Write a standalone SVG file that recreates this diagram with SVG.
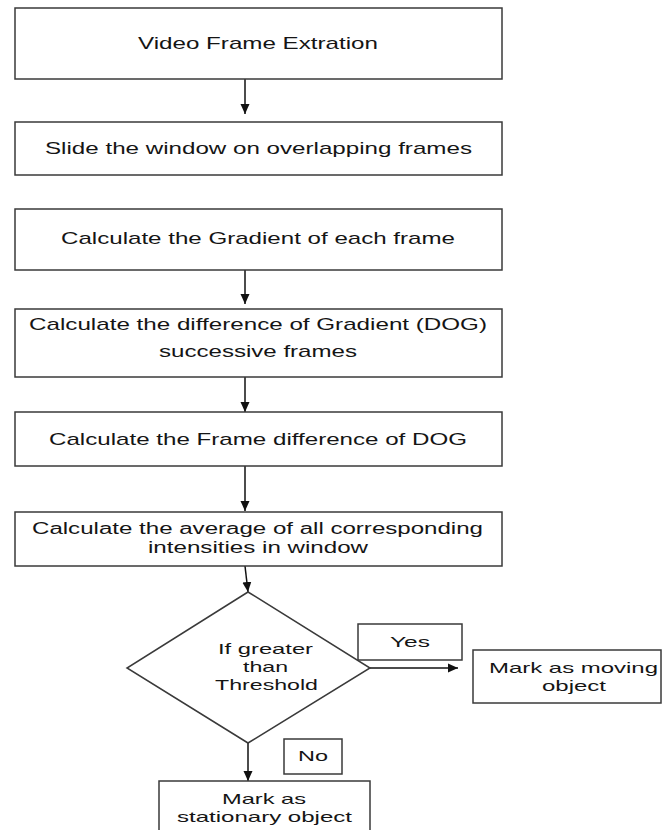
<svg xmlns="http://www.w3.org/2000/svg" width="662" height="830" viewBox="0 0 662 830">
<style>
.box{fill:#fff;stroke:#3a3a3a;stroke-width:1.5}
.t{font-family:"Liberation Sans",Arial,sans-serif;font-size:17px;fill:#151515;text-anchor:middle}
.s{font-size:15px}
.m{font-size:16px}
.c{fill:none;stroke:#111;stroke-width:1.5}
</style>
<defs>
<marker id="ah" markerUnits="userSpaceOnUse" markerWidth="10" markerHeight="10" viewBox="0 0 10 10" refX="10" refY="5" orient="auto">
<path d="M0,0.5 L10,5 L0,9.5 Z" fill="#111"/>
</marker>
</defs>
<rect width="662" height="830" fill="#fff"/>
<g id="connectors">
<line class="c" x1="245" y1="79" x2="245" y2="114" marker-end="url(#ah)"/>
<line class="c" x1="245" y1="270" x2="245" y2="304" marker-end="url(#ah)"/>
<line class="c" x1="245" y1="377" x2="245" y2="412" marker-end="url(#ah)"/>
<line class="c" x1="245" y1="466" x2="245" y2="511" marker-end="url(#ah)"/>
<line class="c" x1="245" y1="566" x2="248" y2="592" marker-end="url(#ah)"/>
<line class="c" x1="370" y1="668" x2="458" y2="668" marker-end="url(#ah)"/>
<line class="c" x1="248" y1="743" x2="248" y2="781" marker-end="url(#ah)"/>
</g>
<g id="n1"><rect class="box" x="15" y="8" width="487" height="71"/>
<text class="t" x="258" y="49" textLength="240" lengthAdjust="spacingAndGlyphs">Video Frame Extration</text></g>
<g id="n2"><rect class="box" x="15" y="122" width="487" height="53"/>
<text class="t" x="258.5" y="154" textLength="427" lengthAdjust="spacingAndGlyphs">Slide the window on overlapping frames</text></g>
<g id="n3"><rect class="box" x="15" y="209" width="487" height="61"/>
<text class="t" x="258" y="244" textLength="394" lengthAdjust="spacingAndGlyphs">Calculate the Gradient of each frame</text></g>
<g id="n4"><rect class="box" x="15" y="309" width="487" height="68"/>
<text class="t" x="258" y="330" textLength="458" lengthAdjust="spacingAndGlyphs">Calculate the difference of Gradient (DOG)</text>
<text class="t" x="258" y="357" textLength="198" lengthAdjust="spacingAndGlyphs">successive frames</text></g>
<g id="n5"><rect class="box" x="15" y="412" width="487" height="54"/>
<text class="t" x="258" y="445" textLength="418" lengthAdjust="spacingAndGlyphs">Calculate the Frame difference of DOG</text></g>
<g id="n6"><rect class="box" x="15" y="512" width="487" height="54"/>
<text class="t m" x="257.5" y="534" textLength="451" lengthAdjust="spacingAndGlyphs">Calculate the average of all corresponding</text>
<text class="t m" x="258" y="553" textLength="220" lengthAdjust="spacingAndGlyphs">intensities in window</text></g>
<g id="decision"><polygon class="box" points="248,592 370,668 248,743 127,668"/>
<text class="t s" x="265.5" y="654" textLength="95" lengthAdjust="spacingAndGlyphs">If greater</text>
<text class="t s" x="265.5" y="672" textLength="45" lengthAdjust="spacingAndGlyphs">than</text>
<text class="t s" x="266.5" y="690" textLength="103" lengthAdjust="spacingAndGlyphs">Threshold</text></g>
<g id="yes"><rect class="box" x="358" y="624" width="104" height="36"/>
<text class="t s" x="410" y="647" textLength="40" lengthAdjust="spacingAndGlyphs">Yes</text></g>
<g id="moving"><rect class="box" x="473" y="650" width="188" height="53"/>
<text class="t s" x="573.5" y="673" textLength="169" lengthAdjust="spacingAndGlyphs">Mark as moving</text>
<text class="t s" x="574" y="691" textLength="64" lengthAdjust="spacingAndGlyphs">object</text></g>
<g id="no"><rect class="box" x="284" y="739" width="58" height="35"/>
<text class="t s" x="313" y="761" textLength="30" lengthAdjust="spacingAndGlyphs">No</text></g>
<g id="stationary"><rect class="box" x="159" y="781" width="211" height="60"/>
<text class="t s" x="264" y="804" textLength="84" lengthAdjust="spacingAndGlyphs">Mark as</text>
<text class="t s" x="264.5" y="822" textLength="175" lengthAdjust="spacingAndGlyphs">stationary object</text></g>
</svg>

WRITTEN EXERCISE — Do not copy the pictures, but repeat every line exactly.

ANSWER TO THIS EXERCISE —
Write a standalone SVG file that recreates this diagram with SVG.
<svg xmlns="http://www.w3.org/2000/svg" width="662" height="830" viewBox="0 0 662 830">
<style>
.box{fill:#fff;stroke:#3a3a3a;stroke-width:1.5}
.t{font-family:"Liberation Sans",Arial,sans-serif;font-size:17px;fill:#151515;text-anchor:middle}
.s{font-size:15px}
.m{font-size:16px}
.c{fill:none;stroke:#111;stroke-width:1.5}
</style>
<defs>
<marker id="ah" markerUnits="userSpaceOnUse" markerWidth="10" markerHeight="10" viewBox="0 0 10 10" refX="10" refY="5" orient="auto">
<path d="M0,0.5 L10,5 L0,9.5 Z" fill="#111"/>
</marker>
</defs>
<rect width="662" height="830" fill="#fff"/>
<g id="connectors">
<line class="c" x1="245" y1="79" x2="245" y2="114" marker-end="url(#ah)"/>
<line class="c" x1="245" y1="270" x2="245" y2="304" marker-end="url(#ah)"/>
<line class="c" x1="245" y1="377" x2="245" y2="412" marker-end="url(#ah)"/>
<line class="c" x1="245" y1="466" x2="245" y2="511" marker-end="url(#ah)"/>
<line class="c" x1="245" y1="566" x2="248" y2="592" marker-end="url(#ah)"/>
<line class="c" x1="370" y1="668" x2="458" y2="668" marker-end="url(#ah)"/>
<line class="c" x1="248" y1="743" x2="248" y2="781" marker-end="url(#ah)"/>
</g>
<g id="n1"><rect class="box" x="15" y="8" width="487" height="71"/>
<text class="t" x="258" y="49" textLength="240" lengthAdjust="spacingAndGlyphs">Video Frame Extration</text></g>
<g id="n2"><rect class="box" x="15" y="122" width="487" height="53"/>
<text class="t" x="258.5" y="154" textLength="427" lengthAdjust="spacingAndGlyphs">Slide the window on overlapping frames</text></g>
<g id="n3"><rect class="box" x="15" y="209" width="487" height="61"/>
<text class="t" x="258" y="244" textLength="394" lengthAdjust="spacingAndGlyphs">Calculate the Gradient of each frame</text></g>
<g id="n4"><rect class="box" x="15" y="309" width="487" height="68"/>
<text class="t" x="258" y="330" textLength="458" lengthAdjust="spacingAndGlyphs">Calculate the difference of Gradient (DOG)</text>
<text class="t" x="258" y="357" textLength="198" lengthAdjust="spacingAndGlyphs">successive frames</text></g>
<g id="n5"><rect class="box" x="15" y="412" width="487" height="54"/>
<text class="t" x="258" y="445" textLength="418" lengthAdjust="spacingAndGlyphs">Calculate the Frame difference of DOG</text></g>
<g id="n6"><rect class="box" x="15" y="512" width="487" height="54"/>
<text class="t m" x="257.5" y="534" textLength="451" lengthAdjust="spacingAndGlyphs">Calculate the average of all corresponding</text>
<text class="t m" x="258" y="553" textLength="220" lengthAdjust="spacingAndGlyphs">intensities in window</text></g>
<g id="decision"><polygon class="box" points="248,592 370,668 248,743 127,668"/>
<text class="t s" x="265.5" y="654" textLength="95" lengthAdjust="spacingAndGlyphs">If greater</text>
<text class="t s" x="265.5" y="672" textLength="45" lengthAdjust="spacingAndGlyphs">than</text>
<text class="t s" x="266.5" y="690" textLength="103" lengthAdjust="spacingAndGlyphs">Threshold</text></g>
<g id="yes"><rect class="box" x="358" y="624" width="104" height="36"/>
<text class="t s" x="410" y="647" textLength="40" lengthAdjust="spacingAndGlyphs">Yes</text></g>
<g id="moving"><rect class="box" x="473" y="650" width="188" height="53"/>
<text class="t s" x="573.5" y="673" textLength="169" lengthAdjust="spacingAndGlyphs">Mark as moving</text>
<text class="t s" x="574" y="691" textLength="64" lengthAdjust="spacingAndGlyphs">object</text></g>
<g id="no"><rect class="box" x="284" y="739" width="58" height="35"/>
<text class="t s" x="313" y="761" textLength="30" lengthAdjust="spacingAndGlyphs">No</text></g>
<g id="stationary"><rect class="box" x="159" y="781" width="211" height="60"/>
<text class="t s" x="264" y="804" textLength="84" lengthAdjust="spacingAndGlyphs">Mark as</text>
<text class="t s" x="264.5" y="822" textLength="175" lengthAdjust="spacingAndGlyphs">stationary object</text></g>
</svg>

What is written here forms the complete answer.